The Process of Governing the Dashboard Insights
Analyze the existing application and Note Down all the KPIs and Insights we have so far.
- Insight 01
- Insight 02
- Insight 03
- Insight 04
- Insight 05
- Insight 06
- Insight 07
- Insight 08
- Insight 09
- Insight 10
- Insight 11
- Insight 12
- Insight 13
- Insight 14
- Insight 15
- Insight 16
- Insight 17
- Insight 18
Then my target was to filter the need for each current insight. To identify the need, Before that I needed to understand the mobile application users. The next stage was to create mobile user personas.
Mobile User Personas
Customer Name
- 23
- Business Analyst
- Colombo
General Employee with 4-5 years experience
“Did my leave get approved?” “Do I need to sign something?” “Is there anything blocking my work?” “Let me quickly check and close this.”
I’m here because something needs attention, or I have 30 seconds.
Tell me what’s pending, let me finish it fast, and let me leave the app.
Time to completion under 60 seconds
Closure for actions not insights
Action Oriented
Customer Name
- 40
- HR Manager
- Colombo
Senior HR manager focuses on operations
“Do I need to approve something?” “Is someone blocked waiting on me?” “Did something urgent come in?” “Let me clear this before my next meeting.”
I’m here because something needs attention, or I have 30 seconds.
Priority surfaced clearly, Fast decision-making, Pending approvals, Clear context (just enough) Bulk or quick actions
Zero missed approvals or actions + fast turnaround
Closure for actions not insgihts
Action Oriented
Findings & Filtering
Findings were that mobile users of the SaaS application do not use the mobile app as their operational gateway but rather for emergency and quick access. They use it either to get updated on something quick or perform something quick. Even for decision making it is for quick and upfront decisions rather than analytical and comparison decisions.
Mobile dashboard insight either should be:
- Help in completing a task
- Help in making decision
- Help in confirming a status
Next stage was to omit the insights from current list which are:
- Charts (Ex: Distribution)
- Analytical & Historical Data (Monthly Utilization)
- Trends
Then I was left with a set of current remaining insights.
Mood Board & Categorization
I went through a couple applications in the same domain and created a mood board of mobile home pages.
Listed down insights that may be relevant to our users and serves the purpose of task, decision or status. The combined collection of insights were categorized.

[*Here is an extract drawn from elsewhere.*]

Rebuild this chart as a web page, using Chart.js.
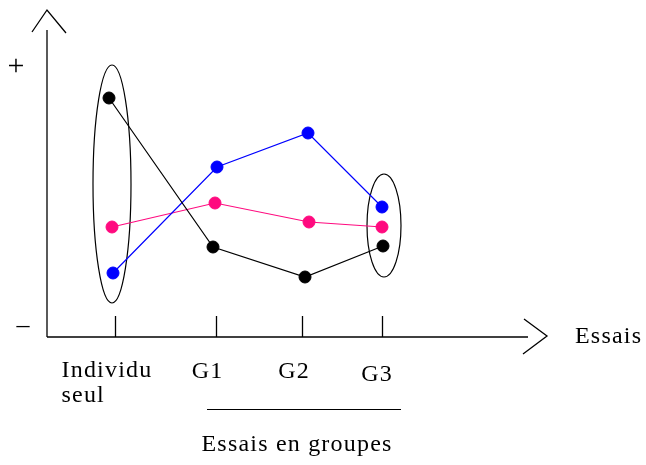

Now it was about governing these insights; what should go on the dashboard and what not.
Governance Approach
I selected 7 users which variety of access levels; Super Admin, Manager, general users (These are user level in applications).

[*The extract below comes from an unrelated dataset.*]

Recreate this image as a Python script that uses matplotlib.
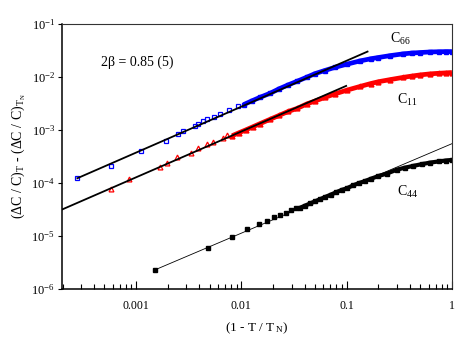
import matplotlib
matplotlib.use('Agg')
import matplotlib.pyplot as plt
from matplotlib.ticker import FixedLocator, NullFormatter, LogLocator

plt.rcParams['font.family'] = ['Liberation Serif', 'DejaVu Serif']
plt.rcParams['mathtext.fontset'] = 'custom'
plt.rcParams['mathtext.rm'] = 'Liberation Serif'
plt.rcParams['mathtext.it'] = 'Liberation Serif:italic'

# C66 (blue squares): sparse points, then dense band
c66_x = [2.77e-4, 5.75e-4, 1.12e-3, 1.93e-3, 2.49e-3, 2.77e-3, 3.63e-3, 3.91e-3,
         4.36e-3, 4.69e-3, 5.54e-3, 6.28e-3, 7.64e-3, 9.37e-3]
c66_y = [1.23e-4, 2.12e-4, 4.07e-4, 6.12e-4, 8.4e-4, 9.57e-4, 1.20e-3, 1.28e-3,
         1.50e-3, 1.59e-3, 1.78e-3, 1.98e-3, 2.35e-3, 2.84e-3]
c66_dense_x = [0.0105, 0.0125, 0.015, 0.0188, 0.023, 0.028, 0.034, 0.042, 0.05, 0.062,
               0.078, 0.1, 0.134, 0.17, 0.2, 0.26, 0.345, 0.42, 0.5, 0.62, 0.75, 0.87, 1.0]
c66_dense_y = [3.0e-3, 3.51e-3, 4.11e-3, 4.92e-3, 6.0e-3, 7.1e-3, 8.3e-3, 9.9e-3, 1.15e-2, 1.32e-2,
               1.52e-2, 1.73e-2, 2.0e-2, 2.2e-2, 2.32e-2, 2.52e-2, 2.72e-2, 2.82e-2, 2.88e-2,
               2.95e-2, 2.98e-2, 3.0e-2, 3.0e-2]

# C11 (red triangles)
c11_x = [5.79e-4, 8.59e-4, 1.69e-3, 1.96e-3, 2.47e-3, 3.33e-3, 3.85e-3, 4.69e-3,
         5.42e-3, 6.65e-3, 7.36e-3]
c11_y = [7.64e-5, 1.21e-4, 1.98e-4, 2.37e-4, 3.06e-4, 3.73e-4, 4.64e-4, 5.37e-4,
         6.01e-4, 7.16e-4, 8.05e-4]
c11_dense_x = [0.0082, 0.0095, 0.011, 0.0128, 0.015, 0.0188, 0.023, 0.028, 0.034, 0.042,
               0.05, 0.062, 0.078, 0.1, 0.134, 0.17, 0.2, 0.26, 0.345, 0.42, 0.5, 0.62,
               0.75, 0.87, 1.0]
c11_dense_y = [7.8e-4, 8.85e-4, 1.0e-3, 1.14e-3, 1.31e-3, 1.59e-3, 1.89e-3, 2.24e-3, 2.55e-3,
               3.1e-3, 3.5e-3, 4.1e-3, 4.8e-3, 5.6e-3, 6.6e-3, 7.5e-3, 8.1e-3, 8.9e-3,
               9.8e-3, 1.04e-2, 1.09e-2, 1.14e-2, 1.17e-2, 1.19e-2, 1.21e-2]

# C44 (black squares)
c44_x = [1.51e-3, 4.86e-3, 8.1e-3, 0.0114, 0.0147, 0.0177, 0.0206, 0.0233, 0.0264,
         0.0297, 0.0329]
c44_y = [2.3e-6, 6.0e-6, 9.7e-6, 1.34e-5, 1.68e-5, 1.95e-5, 2.25e-5, 2.52e-5, 2.75e-5,
         3.1e-5, 3.33e-5]
c44_dense_x = [0.036, 0.04, 0.045, 0.05, 0.056, 0.063, 0.071, 0.08, 0.09, 0.1, 0.115, 0.13,
               0.15, 0.17, 0.2, 0.24, 0.3, 0.36, 0.43, 0.52, 0.62, 0.75, 0.87, 1.0]
c44_dense_y = [3.4e-5, 3.72e-5, 4.11e-5, 4.5e-5, 4.95e-5, 5.47e-5, 6.05e-5, 6.71e-5, 7.41e-5,
               7.9e-5, 9.0e-5, 9.9e-5, 1.09e-4, 1.2e-4, 1.35e-4, 1.5e-4, 1.78e-4, 1.95e-4,
               2.1e-4, 2.27e-4, 2.42e-4, 2.55e-4, 2.65e-4, 2.72e-4]

# power-law fits (2 beta = 0.85)
fit66_x, fit66_y = [2.77e-4, 0.158], [1.23e-4, 0.030]
fit11_x, fit11_y = [1.9e-4, 0.099], [3.05e-5, 6.76e-3]
fit44_x, fit44_y = [1.51e-3, 1.0], [2.3e-6, 5.5e-4]

xticks = [0.001, 0.01, 0.1, 1]
xticklabels = ['0.001', '0.01', '0.1', '1']

fig = plt.figure(figsize=(4.63, 3.56), dpi=100)
ax = fig.add_axes([0.134, 0.188, 0.842, 0.745])

ax.plot(c66_x, c66_y, 's', ms=3.5, mfc='none', mec='#0000ff', mew=0.9)
ax.plot(c66_dense_x, c66_dense_y, 's-', color='#0000ff', ms=3.5, lw=3.4, solid_capstyle='butt')
ax.plot(c11_x, c11_y, '^', ms=3.5, mfc='none', mec='#ff0000', mew=0.9)
ax.plot(c11_dense_x, c11_dense_y, '^-', color='#ff0000', ms=3.5, lw=3.4, solid_capstyle='butt')
ax.plot(c44_x, c44_y, 's', ms=3.2, color='black')
ax.plot(c44_dense_x, c44_dense_y, 's-', color='black', ms=3.2, lw=3, solid_capstyle='butt')

ax.plot(fit66_x, fit66_y, '-', color='black', lw=1.3, zorder=5)
ax.plot(fit11_x, fit11_y, '-', color='black', lw=1.3, zorder=5)
ax.plot(fit44_x, fit44_y, '-', color='black', lw=0.6, zorder=5)

ax.set_xscale('log')
ax.set_yscale('log')
ax.set_xlim(1.98e-4, 1)
ax.set_ylim(1e-6, 1e-1)

ax.xaxis.set_major_locator(FixedLocator(xticks))
ax.set_xticklabels(xticklabels)
ax.xaxis.set_minor_locator(LogLocator(base=10, subs=range(2, 10), numticks=20))
ax.xaxis.set_minor_formatter(NullFormatter())
ax.yaxis.set_minor_locator(FixedLocator([]))
ax.tick_params(axis='x', which='major', direction='in', length=6, width=0.8, labelsize=8.5, pad=8)
ax.tick_params(axis='x', which='minor', direction='in', length=3.5, width=0.8)
ax.tick_params(axis='y', which='major', direction='out', length=3, width=0.8, labelsize=9, pad=2)

for s in ['left', 'bottom']:
    ax.spines[s].set_linewidth(1.1)
for s in ['top', 'right']:
    ax.spines[s].set_linewidth(0.8)
    ax.spines[s].set_color('#333333')

ax.text(0.1, 0.84, '2β = 0.85 (5)', transform=ax.transAxes, fontsize=10)
ax.text(0.84, 0.93, 'C$_{66}$', transform=ax.transAxes, fontsize=10)
ax.text(0.86, 0.70, 'C$_{11}$', transform=ax.transAxes, fontsize=10)
ax.text(0.86, 0.35, 'C$_{44}$', transform=ax.transAxes, fontsize=10)

ax.set_xlabel('(1 - T / T$_{\\rm\\ N}$)', fontsize=9.5, labelpad=6)
ax.set_ylabel('(ΔC / C)$_{\\rm T}$ - (ΔC / C)$_{\\rm T_N}$', fontsize=10, labelpad=2)

fig.savefig('out.png', dpi=100)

| User Name | Occupation | User Type | Demographic | How Often Do you use |
|---|---|---|---|---|
| User 01 | — | Admin | General User | Only When needed |
| User 02 | — | Supervisor for less than 3 employees | General User | Daily |
| User 03 | — | Supervisor for less than 1-5 employees | General User | Only When needed |
| User 04 | — | Supervisor for more than 5 memebers and multiple teams | General User | Only When needed |
| User 05 | — | Admin | Power User | Only When needed |
| User 06 | — | Supervisor for less than 1-5 employees | Power User | Only When needed |
| User 07 | — | Supervisor for less than 3 employees | General User | Only When needed |
Data Collection
For data collection I used a tool called Userberry. The method of user data collocation was: I created a template for validating the need for insight. For each insight three sets of data were captured:
Conducting User Interviews
1on1 interviews for 20 mins online. Users were given the test through the useberry link. Explained why we collect these data and what for. Then they proceeded with answering questions and lastly their free comments.

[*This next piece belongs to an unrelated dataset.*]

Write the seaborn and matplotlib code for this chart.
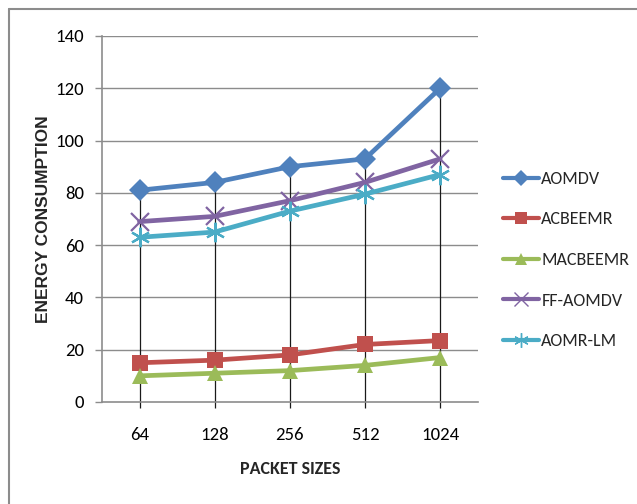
import matplotlib
matplotlib.use("Agg")
import matplotlib.pyplot as plt
import matplotlib.lines as mlines
import seaborn as sns
import pandas as pd
import numpy as np

# Energy consumption per routing protocol for each packet size
packet_sizes = ["64", "128", "256", "512", "1024"]
aomdv = [81, 84, 90, 93, 120]
acbeemr = [15, 16, 18, 22, 23.5]
macbeemr = [10, 11, 12, 14, 17]
ff_aomdv = [69, 71, 77, 84, 93]
aomr_lm = [63, 65, 73, 79.5, 87]

series_names = ["AOMDV", "ACBEEMR", "MACBEEMR", "FF-AOMDV", "AOMR-LM"]
series_values = [aomdv, acbeemr, macbeemr, ff_aomdv, aomr_lm]
colors = ["#4F81BD", "#C0504D", "#9BBB59", "#8064A2", "#4BACC6"]
markers = ["D", "s", "^", "x", (6, 2, 0)]
marker_sizes = [11, 11.5, 11.5, 12.5, 14]

sns.set_theme(style="white")
plt.rcParams["font.family"] = ["Carlito", "DejaVu Sans"]

rows = []
for name, vals in zip(series_names, series_values):
    for i, v in enumerate(vals):
        rows.append({"pos": i, "size": packet_sizes[i], "energy": v, "protocol": name})
df = pd.DataFrame(rows)

fig = plt.figure(figsize=(6.37, 5.04), dpi=100)
ax = fig.add_axes([0.160, 0.2024, 0.590, 0.7262])

# horizontal gridlines
for yv in range(20, 141, 20):
    ax.axhline(yv, color="#8c8c8c", lw=1.0, zorder=0)

# drop lines from the top series down to the axis
tops = np.max(np.array(series_values), axis=0)
ax.vlines(range(len(packet_sizes)), -2.2, tops, color="#1a1a1a", lw=0.9, zorder=1,
          clip_on=False)

handles = []
for name, col, mk, ms in zip(series_names, colors, markers, marker_sizes):
    sub = df[df["protocol"] == name]
    filled = mk not in ("x",) and not isinstance(mk, tuple)
    sns.lineplot(data=sub, x="pos", y="energy", ax=ax, color=col, lw=3.4,
                 marker=mk, markersize=ms, markeredgewidth=1.6 if not filled else 0,
                 markeredgecolor=col, markerfacecolor=col, zorder=3, legend=False)
    handles.append(mlines.Line2D([], [], color=col, lw=3.0, marker=mk,
                                 markersize=ms * 0.75, markeredgecolor=col,
                                 markerfacecolor=col,
                                 markeredgewidth=1.0 if not filled else 0))

ax.set_xlim(-0.5, len(packet_sizes) - 0.5)
ax.set_ylim(0, 140)
ax.set_yticks(range(0, 141, 20))
ax.set_xticks(range(len(packet_sizes)))
ax.set_xticklabels(packet_sizes)
ax.tick_params(axis="x", length=0, pad=18, labelsize=13.5, colors="#000000")
ax.tick_params(axis="y", length=5, width=1, pad=8, labelsize=13.5, left=True,
               colors="#8c8c8c", labelcolor="#000000")

for side in ["top", "right"]:
    ax.spines[side].set_visible(False)
for side in ["left", "bottom"]:
    ax.spines[side].set_color("#8c8c8c")
    ax.spines[side].set_linewidth(1.2)

ax.set_xlabel("PACKET SIZES", fontsize=13, fontweight="bold", labelpad=13)
ax.set_ylabel("ENERGY CONSUMPTION", fontsize=12.5, fontweight="bold", labelpad=3,
              family=["Liberation Sans", "DejaVu Sans"])

fig.legend(handles, series_names, loc="upper left", bbox_to_anchor=(0.784, 0.668),
           frameon=False, fontsize=13, labelspacing=1.36, handlelength=2.0,
           handletextpad=0.12, borderaxespad=0, borderpad=0.2)

# outer chart frame (top and left edges)
fig.add_artist(mlines.Line2D([0.014, 1.0], [0.982, 0.982], transform=fig.transFigure,
                             color="#8c8c8c", lw=1.5))
fig.add_artist(mlines.Line2D([0.014, 0.014], [0.0, 0.982], transform=fig.transFigure,
                             color="#8c8c8c", lw=1.5))

fig.savefig("out.png", dpi=100)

How I Made Decisions From Derived Data
For primary validation I reviewed the demand score and marked (Positive, Negative and Mixed)
- · If 4 or more users are in the positive range then the insights were marked as positive.
- · If 4 or more in the negative range then the insights were marked as negative.
- · If answers were mixed it was marked as mixed opinions.
Negative ones were removed from insights but if it was helping in any type of usage it was considered again. Same for the mixed ones, they were added to the insight list upon user comments considerations.
Mixed-Opinion Example
There was an insight where users answered with mixed opinions. But summarizing user comments was able to be understood. There were mixed opinions since for that specific organization they did not have a process relevant to the insight. So that insight was tested with a set of groups from different organizations for more accurate data.
Wrapping Up
Once the insights to go on the dashboard were finalized, the governance wrapped up. Then the task was to decide on the structure of the insight widgets, information architecture of home page and hierarchy and placements of widgets so that user is able to utilize the insights as they were intended to be used.
This scope covers my experience in conducting testing to govern UX decisions.